Thinking about George Landow’s observation that,
One might claim to see a parallel between the dotcom bust and the general loss of academic standing by critical theory….
and
[Roland Barthes, Jacques Derrida, and other critical theorists’] approach to textuality remain
svery helpful in understanding our experiece of hypermedia. And vice versa. *
in connection with my recent piece on long-form historical narrative. The context of these comments comes with Landow’s admission that poststructuralism waned in the academy, even as the read-write world of Web 2.0 exploded. He’s right in his contention that poststructuralists provide excellent analytical tools for understanding hypertext and the read-write web. It’s hard to imagine a more perfect example of Deluezian/Foucaultian emergence than the explosion of hypertextual writing in the post-dotcom era, materially manifest in the LAMP stack (linux, apache, mysql, php), and served to the world through the well-masked control of Protocol.

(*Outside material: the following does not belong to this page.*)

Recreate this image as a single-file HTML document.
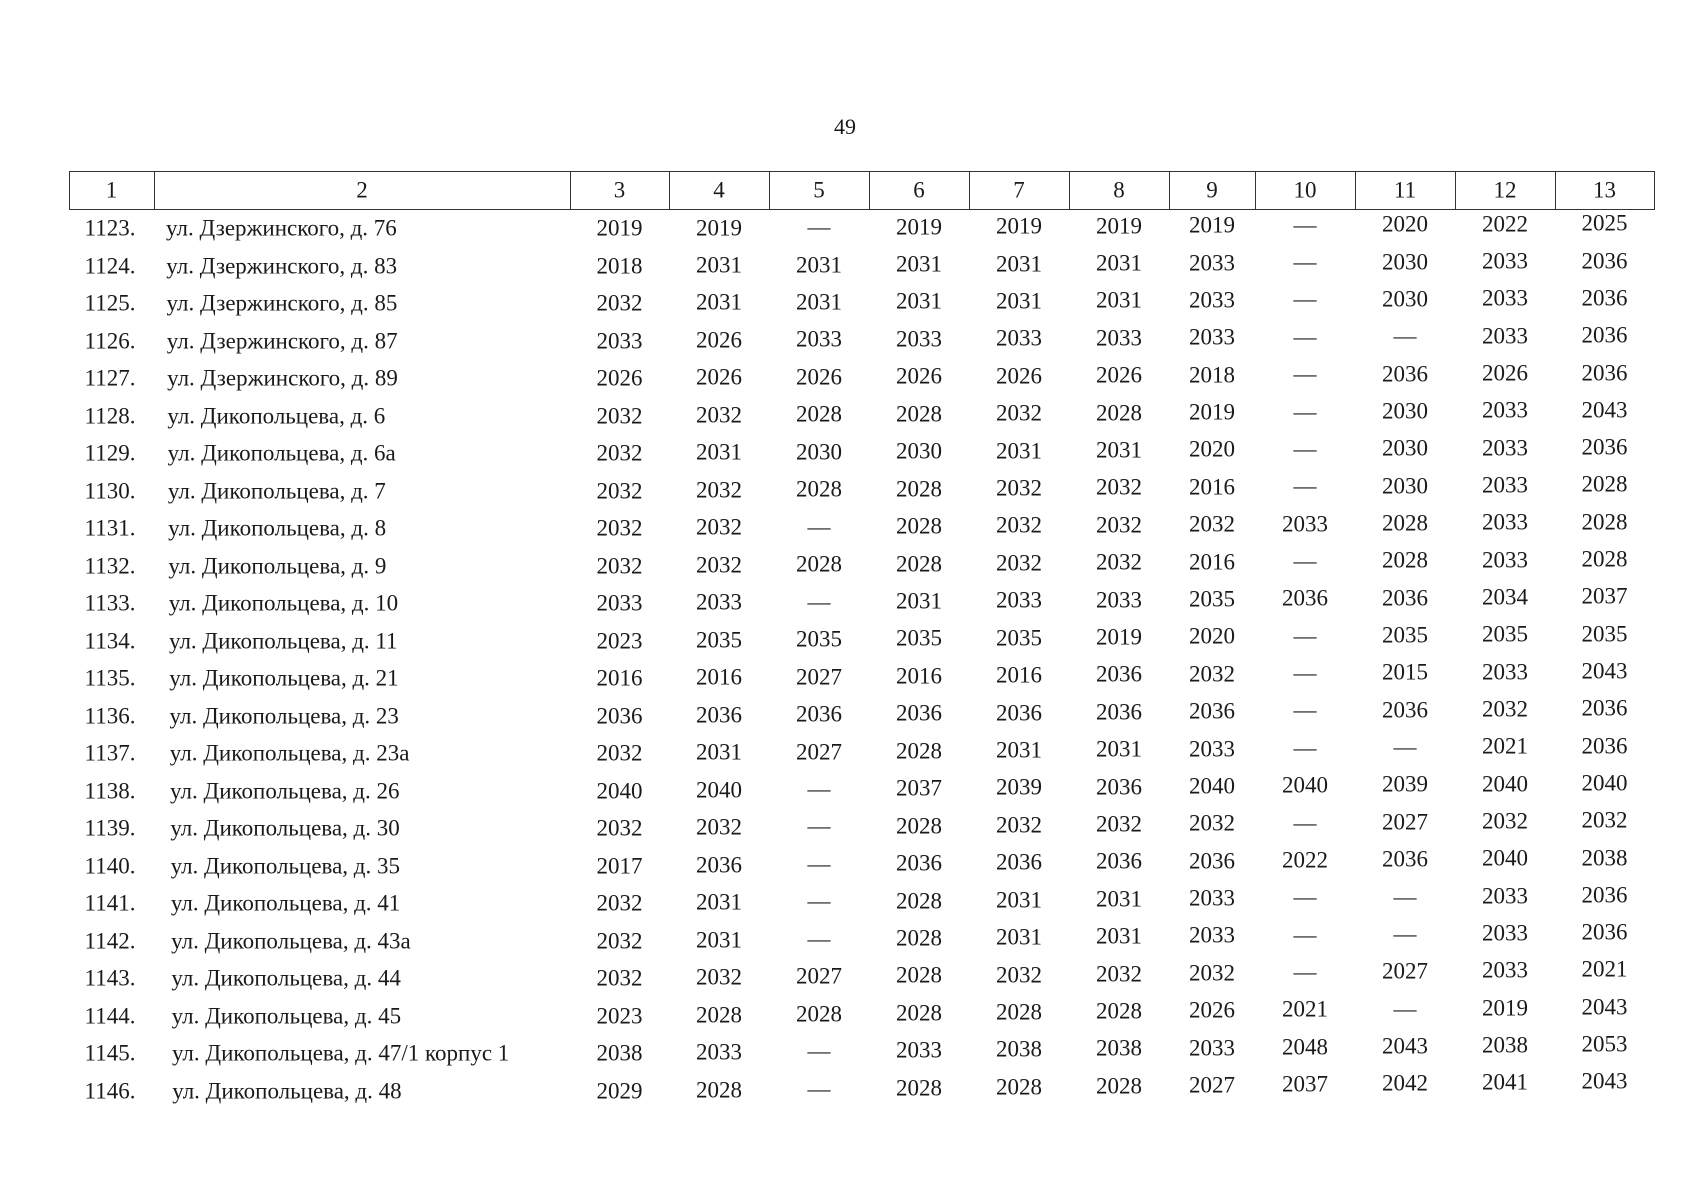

Historiography always maintained a tenuous relationship to poststructuralism. And the demise of the latter has been celebrated by many Historians if only in continued silence and a smug sense of having “correctly” ignored it all along.
Historians, to generalize to a ridiculous extent, simply struggle to incorporate theoretical challenges that simultaneously lack historicity AND that set out to undermine narrativity.
Which brings me back to my discontent with current options for long-form narrative online. Is my discontent related to the theoretical implications of hypertextuality itself?
*George Landow, Hypertext 3.0 (Johns Hopkins Press, 2006):xiv.